Con Jessica Chastain è facile dare i numeri. Perché è l'ultima grande diva di Hollywood certo, ma anche perché negli scorsi due anni - dopo un lunga gavetta tv non in primo piano - l'abbiamo vista in una decina di film quasi quanti ne ha in progetto da qui al 2015. La rossa che oggi, a 36 anni, non ha più niente da invidiare a quella più famosa, Rita Hayworth, è arrivata in un abito mozzafiato da «signora in rosso» al Giffoni Film Festival, per il tradizionale incontro con la moltitudine di ragazzi che invade la manifestazione campana giunta alla 43a edizione, forte di una serie di film in produzione grazie a cui la vedremo recitare per registi acclamati come Christopher Nolan per Interstellar, accanto ad Anne Hathaway, Michael Caine e Matthew McConaughey, o Liv Ullmann, l'attrice svedese passata alla regia con Miss Julie, tratto dalla tragedia La signorina Julie di August Strindberg, o ancora Ned Benson per il curioso progetto in due parti, The Disappearance of Eleanor Rigby: His e The Disappearance of Eleanor Rigby: Hers, sulla crisi sentimentale di una coppia di New York prima dal punto di vista dell'uomo (James McAvoy) e poi da quello di lei. Infine A Most Violent Year accanto a Javier Bardem e il nuovo horror di Guillermo Del Toro Crimson Peak.

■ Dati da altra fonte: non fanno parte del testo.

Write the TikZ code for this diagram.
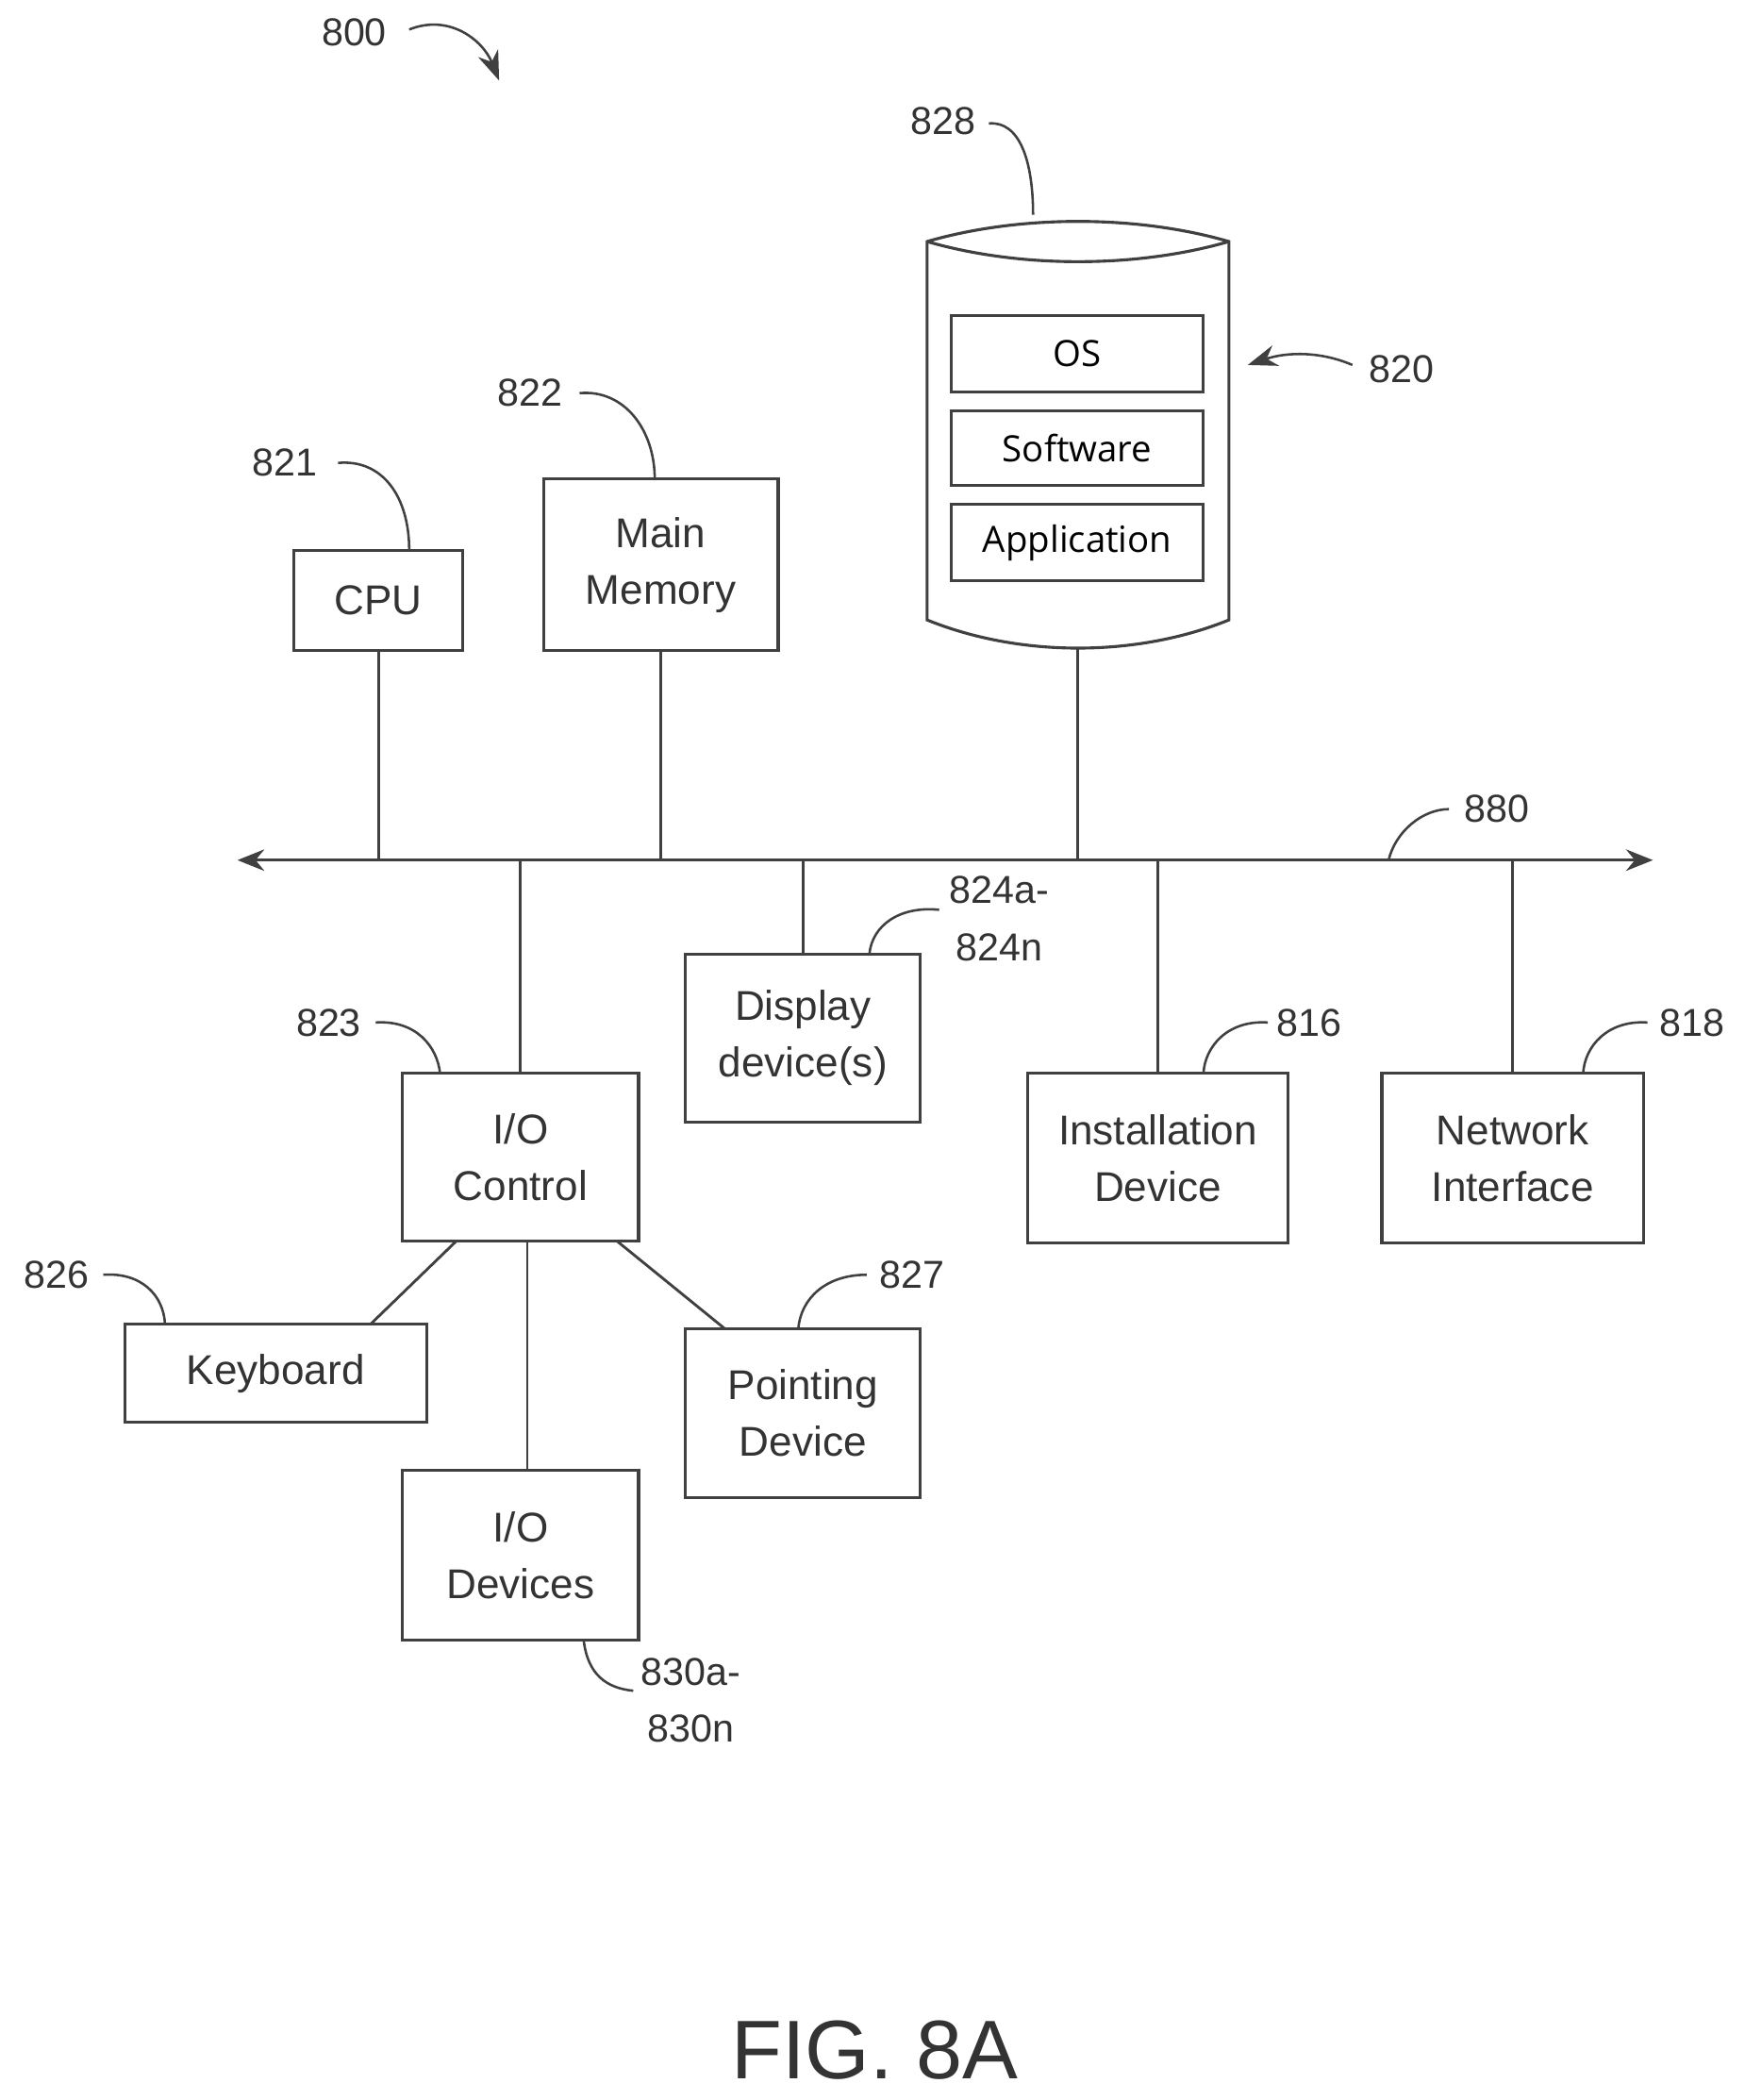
\documentclass[tikz,border=0pt]{standalone}
\usepackage{fontspec}
\setmainfont{Liberation Sans}
\newfontfamily\osf{Open Sans}
\usetikzlibrary{arrows.meta}
\begin{document}
\begin{tikzpicture}[x=1pt,y=-1pt,
  box/.style={draw=black!75,line width=2.2pt},
  ln/.style={draw=black!75,line width=2pt},
  lead/.style={draw=black!75,line width=1.8pt},
  lbl/.style={font=\fontsize{31}{42}\selectfont,text=black!80,align=center},
  num/.style={font=\fontsize{29}{33}\selectfont,text=black!80,align=left,inner sep=1pt},
  tip/.style={-{Stealth[length=22pt,width=16pt]}}]
\useasboundingbox (0,0) rectangle (1300,1565);
% boxes
\node[box,minimum width=126pt,minimum height=75pt,lbl] (cpu) at (282,447.5) {CPU};
\node[box,minimum width=175pt,minimum height=128pt,lbl] (mm) at (492.5,421) {Main\\Memory};
\node[box,minimum width=175pt,minimum height=125pt,lbl] (disp) at (598.5,773.5) {Display\\device(s)};
\node[box,minimum width=176pt,minimum height=125pt,lbl] (io) at (388,862.5) {I/O\\Control};
\node[box,minimum width=194pt,minimum height=126pt,lbl] (inst) at (863,863) {Installation\\Device};
\node[box,minimum width=195pt,minimum height=126pt,lbl] (net) at (1127.5,863) {Network\\Interface};
\node[box,minimum width=225pt,minimum height=73pt,lbl] (kb) at (205.5,1023.5) {Keyboard};
\node[box,minimum width=175pt,minimum height=126pt,lbl] (pt) at (598.5,1053) {Pointing\\Device};
\node[box,minimum width=176pt,minimum height=126pt,lbl] (iod) at (388,1159) {I/O\\Devices};
% storage cylinder
\draw[box] (691,180) .. controls (760,160) and (847,160) .. (916,180) -- (916,462)
  .. controls (847,490) and (760,490) .. (691,462) -- cycle;
\draw[box] (691,180) .. controls (760,200) and (847,200) .. (916,180);
\node[box,minimum width=188pt,minimum height=57pt,font=\osf\fontsize{27}{30}\selectfont] (os) at (803,263.5) {OS};
\node[box,minimum width=188pt,minimum height=56pt,font=\osf\fontsize{27}{30}\selectfont] (sw) at (803,334) {Software};
\node[box,minimum width=188pt,minimum height=57pt,font=\osf\fontsize{27}{30}\selectfont] (app) at (803,404.5) {Application};
\coordinate (stb) at (803.5,483);
% bus
\coordinate (bl) at (177,641); \coordinate (br) at (1232,641);
\draw[ln,{Stealth[length=20pt,width=16pt]}-{Stealth[length=20pt,width=16pt]}] (bl) -- (br);
\draw[ln] (cpu.south) -- (cpu.south |- bl);
\draw[ln] (mm.south) -- (mm.south |- bl);
\draw[ln] (stb) -- (stb |- bl);
\draw[ln] (io.north) -- (io.north |- bl);
\draw[ln] (disp.north) -- (disp.north |- bl);
\draw[ln] (inst.north) -- (inst.north |- bl);
\draw[ln] (net.north) -- (net.north |- bl);
\draw[ln] (340,925) -- (276,987);
\draw[ln] (393,925) -- (393,1096);
\draw[ln] (460,925) -- (540,990);
% labels
\node[num] (n800) at (264,24) {800};
\draw[lead,tip] (305,22) .. controls (335,10) and (360,30) .. (372,60);
\node[num] (n828) at (703,90) {828};
\draw[lead] (737,92) .. controls (760,90) and (770,120) .. (770,160);
\node[num] (n820) at (1045,275) {820};
\draw[lead,tip] (1008,272) .. controls (985,262) and (960,262) .. (930,272);
\node[num] (n822) at (395,293) {822};
\draw[lead] (432,293) .. controls (465,290) and (488,320) .. (488,357);
\node[num] (n821) at (212,345) {821};
\draw[lead] (252,345) .. controls (285,342) and (305,370) .. (305,410);
\node[num] (n880) at (1116,603) {880};
\draw[lead] (1080,603) .. controls (1060,603) and (1040,620) .. (1035,641);
\node[num] at (745,663) {824a-};
\node[num] (n824) at (745,706) {824n};
\draw[lead] (700,678) .. controls (670,675) and (650,690) .. (648,711);
\node[num] (n823) at (245,762) {823};
\draw[lead] (280,762) .. controls (310,760) and (326,780) .. (328,800);
\node[num] (n816) at (976,762) {816};
\draw[lead] (945,762) .. controls (915,760) and (898,780) .. (897,800);
\node[num] (n818) at (1261,762) {818};
\draw[lead] (1228,762) .. controls (1198,760) and (1181,780) .. (1180,800);
\node[num] (n826) at (42,950) {826};
\draw[lead] (77,950) .. controls (105,948) and (122,965) .. (123,987);
\node[num] (n827) at (680,950) {827};
\draw[lead] (646,950) .. controls (615,950) and (597,968) .. (595,990);
\node[num] at (515,1246) {830a-};
\node[num] (n830) at (515,1288) {830n};
\draw[lead] (435,1222) .. controls (438,1248) and (452,1258) .. (472,1260);
\node[font=\fontsize{62}{70}\selectfont,text=black!80] (fig) at (652,1528) {FIG. 8A};
\end{tikzpicture}
\end{document}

Però certo il ruolo di Maya nel capolavoro di Kathryn Bigelow, Zero Dark Thirty, sulla cattura e l'uccisione di Osama Bin Laden per cui è stata candidata all'Oscar sembra non riuscire a toglierlo di dosso: «È stato il mio film più difficile da interpretare e poi anche da promuovere. La regista ha una grande umanità e mi ha aiutata ma si tratta del racconto di una persona che per tutta la vita è ossessionata dalla vendetta e non è certamente una dimensione che mi appartiene. Però sono rimasta sorpresa dalle polemiche suscitate anche perché Kathryn dà un affresco dei fatti lasciandone l'interpretazione al pubblico. Di fronte agli attacchi però la piccola parte di Maya rimasta dentro di me spingeva per difenderla». E rispetto alla riprese Jessica Chastain rivela di aver avuto qualche problema: «Non vorrei mai trovarmi nella stessa stanza di chi viene torturato. Sul set sono stati momenti molto duri. A un certo punto ho dovuto interrompere e uscire dalla stanza. Sapevo naturalmente che le violenze erano finte ma non riuscivo lo stesso a sopportare la situazione. In generale credo che sia meglio ascoltare il nemico. Si può imparare anche molto su se stessi». Più piacevole, anche se non meno faticoso, il lavoro sul set con Terrence Malick in The Tree of Life accanto a Brad Pitt: «Per tre mesi e mezzo quel film è stata la nostra vita. Ci siamo trasferiti con tutte le famiglie. Per tutta la giornata non si faceva altro che girare. Io addirittura mi prendevo cura dei bambini protagonisti quando loro giravo e io no. Malick è pazzesco anche se non è un regista molto netto nelle direttive che ti dà, piuttosto preferisce accompagnarti. Poi usa spesso anche termini scientifici, così mi è capitato di dover consultare il vocabolario».
Candidata all'Oscar anche per The Help di Tate Taylor, sembra che ormai ci sia solo lei a Hollywood, ciononostante mantiene un aureo basso profilo: «Non mi interessano né i premi, né la fama, né i soldi. L'ambizione più alta della mia carriera è essere come Vanessa Redgrave con cui ho avuto l'onore di recitare in «Coriolanus». Lei ha tutt'ora uno sguardo curioso su tutto, è sempre alla ricerca del bello e delle cose positive».
Tutte cose che Jessica Chastain sta trovando nel lavoro.